On sait que Pluvinel usait largement, pour le débourrage et le dressage du cheval, du pilier seul ou des deux piliers, et on lui a même attribué l’invention de ces appareils; à tort, semble-t-il, car
La Noue
, qui écrivait un peu avant lui, s’en sert également. Tout a été dit pour et contre les piliers — dont
Baucher
était l’adversaire — et, actuellement, on ne s’en sert guère que pour le dressage des sauteurs.
Certes, l’ouvrage de
Pluvinel
a bien vieilli, mais on y trouve encore de quoi s’instruire et de quoi réfléchir. En tout cas, sa Méthode, bien plus que celle de La Broue, qui obtint cependant de son temps plus de célébrité que Pluvinel, a servi de point de départ à la création d’une École française, bien perfectionnée et bien modifiée au cours des ans, mais qui couvre Pluvinel d’une gloire ineffaçable et qui lui mérite la reconnaissance de tous ceux qui pratiquent ou qui étudient l’art passionnant de l’Équitation.

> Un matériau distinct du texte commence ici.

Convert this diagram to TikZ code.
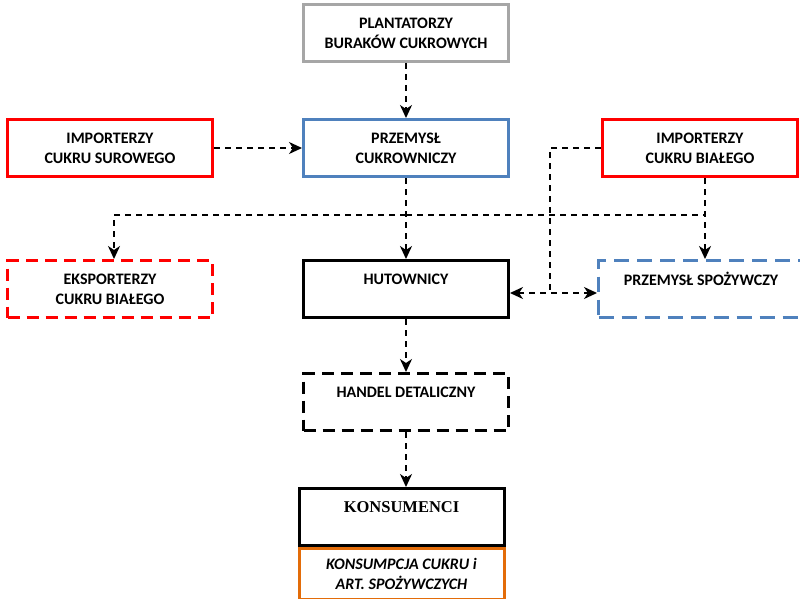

Pour une biographie détaillée de Pluvinel, avec la généalogie de sa descendance, voyez
H. de Terrebasse
. La bibliographie de Pluvinel n’est pas aisée à faire et, malgré de bien longues recherches, je ne saurais garantir que celle-ci est exempte de toute erreur. Il est en effet difficile de trouver un exemplaire tel qu’il est sorti des presses de l’imprimeur. Dans certains, il manque des planches; dans d’autres on en a ajouté qui, primitivement, ne s’y trouvaient pas, ou bien ils ont été complétés par des planches d’autres éditions. J’en ai même rencontré dans lesquels les titres et le texte appartiennent à des éditions différentes. Quelquefois enfin, le millésime a été gratté et modifié d’une manière difficile à reconnaître.»